Complaint NR3: Cost per frame is same as Pascal. I fail to see the point of this metric. In the end you are getting better performance. And if you're so concerned about it then grab a used Pascal for cheaper. No one is forcing you to buy the latest and greatest. I swear sometime people think companies are running charity funds or something. Do you expect them to give 2080Ti away for 299$ or something?
MSRP/SEP is what matters. It's pointless to link or watch current prices. These are ALL preorders. Once actual units start shipping and early adopters buy their share the stock stabilizes and prices will fall near MSRP/SEP. Happened with Pascal and will happen with Turing.

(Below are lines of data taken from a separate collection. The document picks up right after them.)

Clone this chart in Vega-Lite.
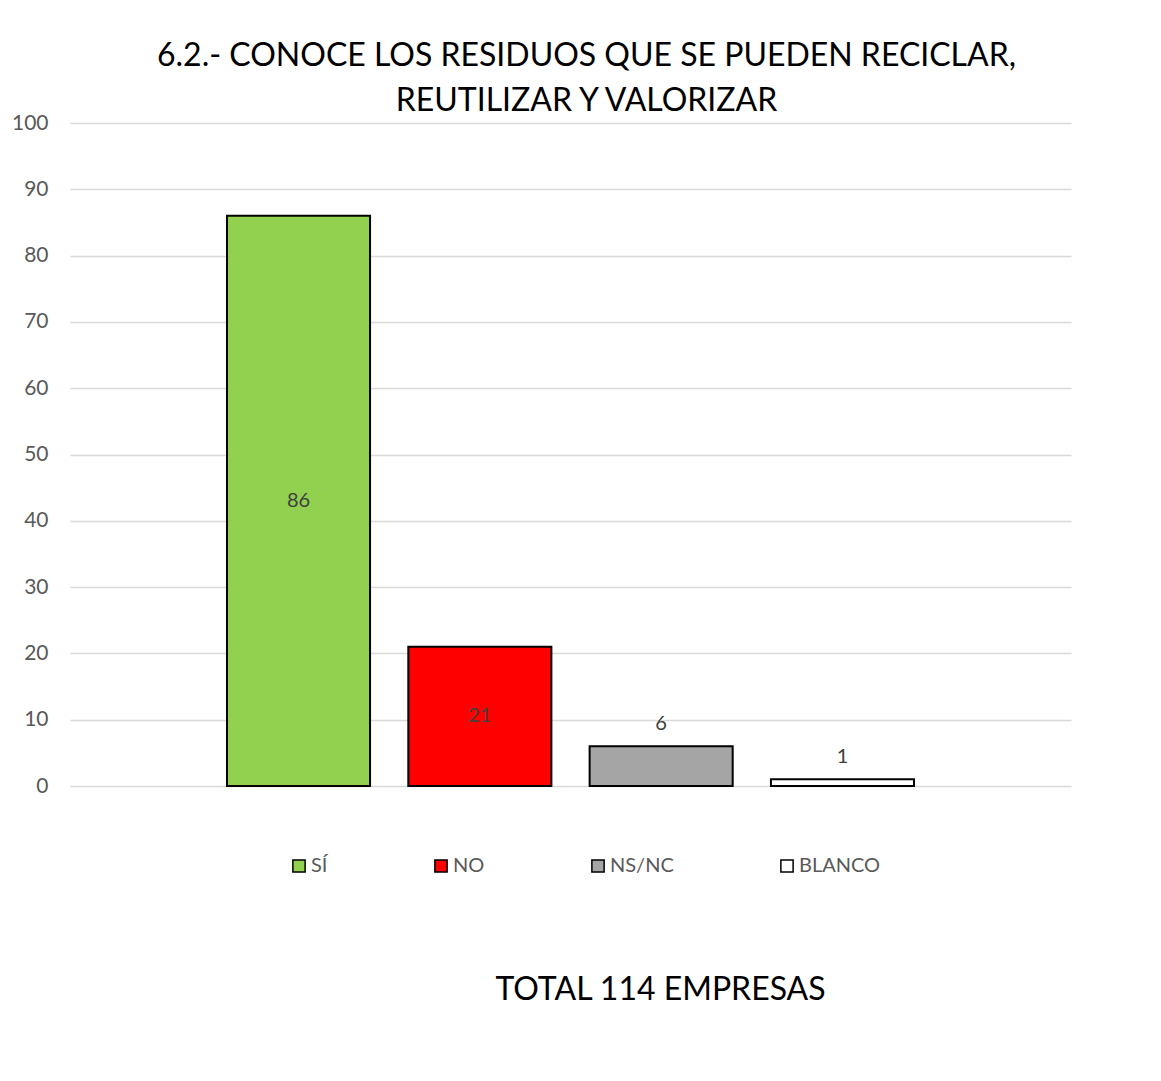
{
  "$schema": "https://vega.github.io/schema/vega-lite/v6.json",
  "width": 1001,
  "height": 663,
  "autosize": {"type": "none"},
  "padding": {"left": 70, "top": 123, "right": 90, "bottom": 295},
  "background": "white",
  "config": {
    "font": "Lato",
    "view": {"stroke": null}
  },
  "title": {
    "text": ["6.2.- CONOCE LOS RESIDUOS QUE SE PUEDEN RECICLAR,", "REUTILIZAR Y VALORIZAR"],
    "font": "Lato",
    "fontSize": 32,
    "fontWeight": "normal",
    "color": "#000000",
    "lineHeight": 45,
    "anchor": "middle",
    "frame": "group",
    "dx": 16,
    "baseline": "alphabetic",
    "offset": -31
  },
  "data": {
    "values": [
      {"respuesta": "SÍ", "empresas": 86},
      {"respuesta": "NO", "empresas": 21},
      {"respuesta": "NS/NC", "empresas": 6},
      {"respuesta": "BLANCO", "empresas": 1}
    ]
  },
  "encoding": {
    "x": {
      "field": "respuesta",
      "type": "nominal",
      "sort": ["SÍ", "NO", "NS/NC", "BLANCO"],
      "scale": {"paddingInner": 0.211, "paddingOuter": 0.866},
      "axis": {
        "labels": false,
        "ticks": false,
        "domain": false,
        "grid": false,
        "title": "TOTAL 114 EMPRESAS",
        "titleFont": "Lato",
        "titleFontSize": 32,
        "titleFontWeight": "normal",
        "titleColor": "#000000",
        "titleX": 590,
        "titlePadding": 188
      }
    }
  },
  "layer": [
    {
      "mark": {"type": "bar", "stroke": "#000000", "strokeWidth": 2},
      "encoding": {
        "y": {
          "field": "empresas",
          "type": "quantitative",
          "scale": {"domain": [0, 100]},
          "axis": {
            "values": [0, 10, 20, 30, 40, 50, 60, 70, 80, 90, 100],
            "title": null,
            "domain": false,
            "ticks": false,
            "grid": true,
            "gridColor": "#d9d9d9",
            "gridWidth": 1.5,
            "labelFont": "Lato",
            "labelFontSize": 21,
            "labelColor": "#595959",
            "labelPadding": 22
          }
        },
        "color": {
          "field": "respuesta",
          "type": "nominal",
          "scale": {
            "domain": ["SÍ", "NO", "NS/NC", "BLANCO"],
            "range": ["#92d050", "#ff0000", "#a5a5a5", "#ffffff"]
          },
          "legend": {
            "title": null,
            "orient": "none",
            "legendX": 219,
            "legendY": 733,
            "direction": "horizontal",
            "padding": 0,
            "symbolType": "square",
            "symbolSize": 150,
            "symbolStrokeColor": "#000000",
            "symbolStrokeWidth": 1.5,
            "labelFont": "Lato",
            "labelFontSize": 20,
            "labelColor": "#595959",
            "labelOffset": 2,
            "columnPadding": 103
          }
        }
      }
    },
    {
      "transform": [{"filter": "datum.empresas >= 15"}],
      "mark": {"type": "text", "fontSize": 20, "font": "Lato", "color": "#404040", "baseline": "middle"},
      "encoding": {
        "y": {
          "field": "empresas",
          "type": "quantitative",
          "scale": {"domain": [0, 200]},
          "axis": null
        },
        "text": {"field": "empresas", "type": "quantitative"}
      }
    },
    {
      "transform": [{"filter": "datum.empresas < 15"}],
      "mark": {"type": "text", "fontSize": 20, "font": "Lato", "color": "#404040", "baseline": "bottom", "dy": -12},
      "encoding": {
        "y": {
          "field": "empresas",
          "type": "quantitative",
          "scale": {"domain": [0, 100]},
          "axis": null
        },
        "text": {"field": "empresas", "type": "quantitative"}
      }
    }
  ],
  "resolve": {"scale": {"y": "independent"}}
}
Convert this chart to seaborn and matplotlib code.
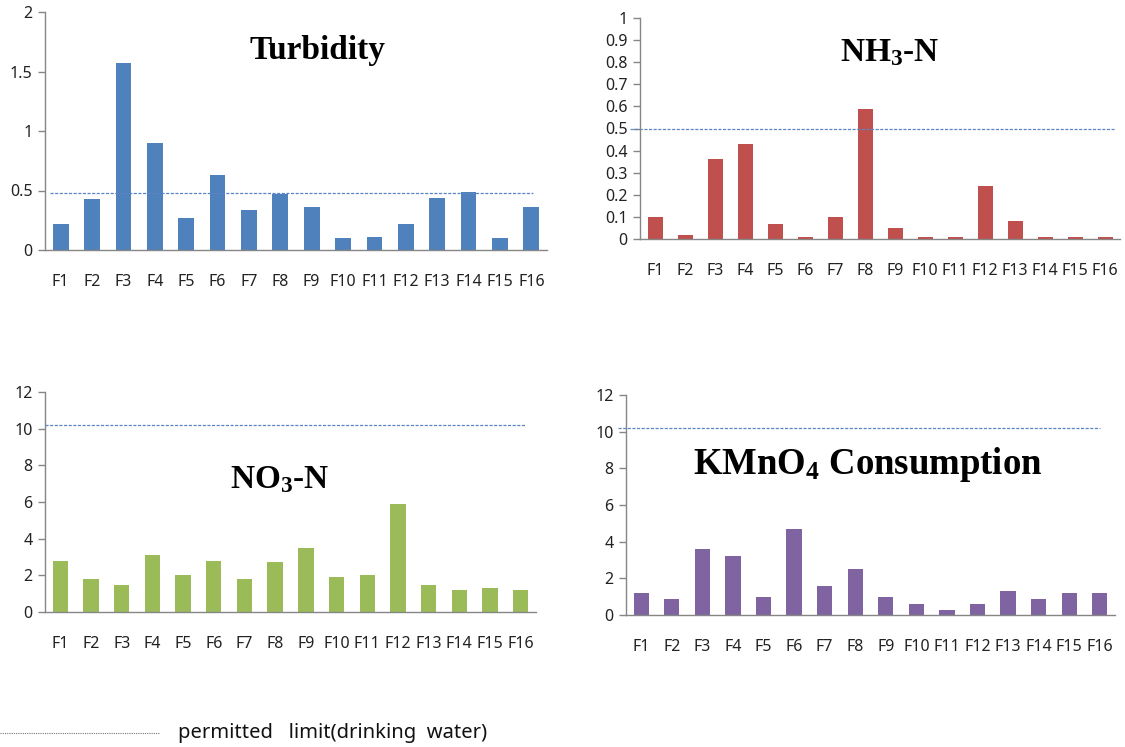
import matplotlib
matplotlib.use("Agg")
import matplotlib.pyplot as plt
import seaborn as sns
import pandas as pd
from matplotlib.lines import Line2D
from matplotlib.ticker import FixedLocator, FuncFormatter

sns.set_style("white")
plt.rcParams['font.family'] = ['Noto Sans', 'DejaVu Sans']
plt.rcParams['mathtext.fontset'] = 'custom'
plt.rcParams['mathtext.rm'] = 'Liberation Serif:bold'
plt.rcParams['mathtext.bf'] = 'Liberation Serif:bold'

sites = [f"F{i}" for i in range(1, 17)]
turbidity = [0.22, 0.43, 1.57, 0.90, 0.27, 0.63, 0.34, 0.47, 0.36, 0.10, 0.11, 0.22, 0.44, 0.49, 0.10, 0.36]
nh3n = [0.10, 0.02, 0.36, 0.43, 0.07, 0.01, 0.10, 0.59, 0.05, 0.01, 0.01, 0.24, 0.08, 0.01, 0.01, 0.01]
no3n = [2.8, 1.8, 1.5, 3.1, 2.0, 2.8, 1.8, 2.75, 3.5, 1.9, 2.0, 5.9, 1.5, 1.2, 1.3, 1.2]
kmno4 = [1.2, 0.9, 3.6, 3.2, 1.0, 4.7, 1.6, 2.5, 1.0, 0.6, 0.3, 0.6, 1.3, 0.9, 1.2, 1.2]
limits = [0.48, 0.5, 10.2, 10.2]
titles = ["Turbidity", r"NH$\mathregular{_3}$-N", r"NO$\mathregular{_3}$-N", r"KMnO$\mathregular{_4}$ Consumption"]
yticks = [[0, 0.5, 1, 1.5, 2],
          [0, 0.1, 0.2, 0.3, 0.4, 0.5, 0.6, 0.7, 0.8, 0.9, 1.0],
          [0, 2, 4, 6, 8, 10, 12],
          [0, 2, 4, 6, 8, 10, 12]]
legend_label = "permitted   limit(drinking  water)"

colors = ["#4F81BD", "#C0504D", "#9BBB59", "#8064A2"]
W, H = 1125, 747
# pixel boxes: left, right, top, bottom
boxes = [(45, 547, 12, 250), (640, 1120, 18, 239), (45, 536, 392, 612), (626, 1115, 395, 615)]
title_pos = [(317, 50), (890, 53), (280, 480), (868, 465)]
title_size = [24, 24, 24, 26.5]
line_span = [(0.01, 0.972), (-0.02, 0.99), (0.0, 0.978), (-0.016, 0.969)]

fig = plt.figure(figsize=(W / 100, H / 100), dpi=100)
series = [turbidity, nh3n, no3n, kmno4]

for i, vals in enumerate(series):
    l, r, t, b = boxes[i]
    ax = fig.add_axes([l / W, (H - b) / H, (r - l) / W, (b - t) / H])
    df = pd.DataFrame({"site": sites, "value": vals})
    sns.barplot(data=df, x="site", y="value", color=colors[i], width=0.5,
                saturation=1, ax=ax, edgecolor="none")
    ax.set_xlim(-0.5, 15.5)
    ax.set_ylim(yticks[i][0], yticks[i][-1])
    ax.set_xlabel("")
    ax.set_ylabel("")
    ax.yaxis.set_major_locator(FixedLocator(yticks[i]))
    ax.yaxis.set_major_formatter(FuncFormatter(lambda v, p: f"{v:g}"))
    ax.set_xticks([x - 0.5 for x in range(17)], minor=True)
    ax.tick_params(axis="x", which="major", length=0, pad=17, labelsize=11.5, labelcolor="#222222")
    ax.tick_params(axis="x", which="minor", length=7, width=1, color="#868686", direction="out")
    ax.tick_params(axis="y", which="major", length=5, width=1, color="#868686", direction="out",
                   labelsize=11.5, labelcolor="#222222", pad=4, left=True)
    for s in ["top", "right"]:
        ax.spines[s].set_visible(False)
    for s in ["left", "bottom"]:
        ax.spines[s].set_color("#868686")
        ax.spines[s].set_linewidth(1)
    ax.axhline(limits[i], xmin=line_span[i][0], xmax=line_span[i][1], color="#5b86c4",
               linestyle=(0, (2.5, 1.2)), linewidth=0.9, clip_on=False)
    tx, ty = title_pos[i]
    fig.text(tx / W, (H - ty) / H, titles[i], ha="center", va="center", color="black",
             fontsize=title_size[i], fontweight="bold", family="Liberation Serif")

# legend at bottom
fig.add_artist(Line2D([0 / W, 160 / W], [(H - 733) / H] * 2, transform=fig.transFigure,
                      color="#777777", linestyle=(0, (1, 1)), linewidth=0.8))
fig.text(178 / W, (H - 733) / H, legend_label, ha="left", va="center", fontsize=14.5,
         color="#111111")

fig.savefig("out.png", dpi=100)
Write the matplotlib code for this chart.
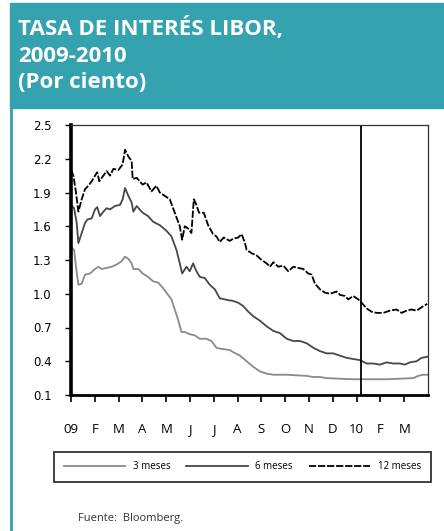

1) 999 > 699 (prove me wrong);
2) if in "1)" you did prove me wrong (cuz you special*) - then "999" will probably never gonna happen, not even for asus blower, because special* people like you do buy out as we speak 1250$ both BP and FE cards without seeing any benchmarks or reviews;
3) F the previous "1)" and "2)" - you still more special* and prove me that it will cost 999 and 999=699.
well guess what - 2.5 years have passed from previous gen and in that case you will get the same price performance - is that a good thing? if that logic is true then gtx 1080 should cost 1700$, because gtx 480 (from year 2010 with initial price 499$) is 360% slower, so gtx 1080 price should be 360% higher, right? - no thanks, but I do not want that kind of "advancements in technology", I will pass
i have got the money but i would rather die then pay at these prices...
my msi 1080 gaming x stays where it is
..and ray tracing, a long way from fully ray tracing rendered scenes, until then this generation rtx is gonna be weak and obsolete...
I guess some things never change...
These things have a huge die, that alone means expensive.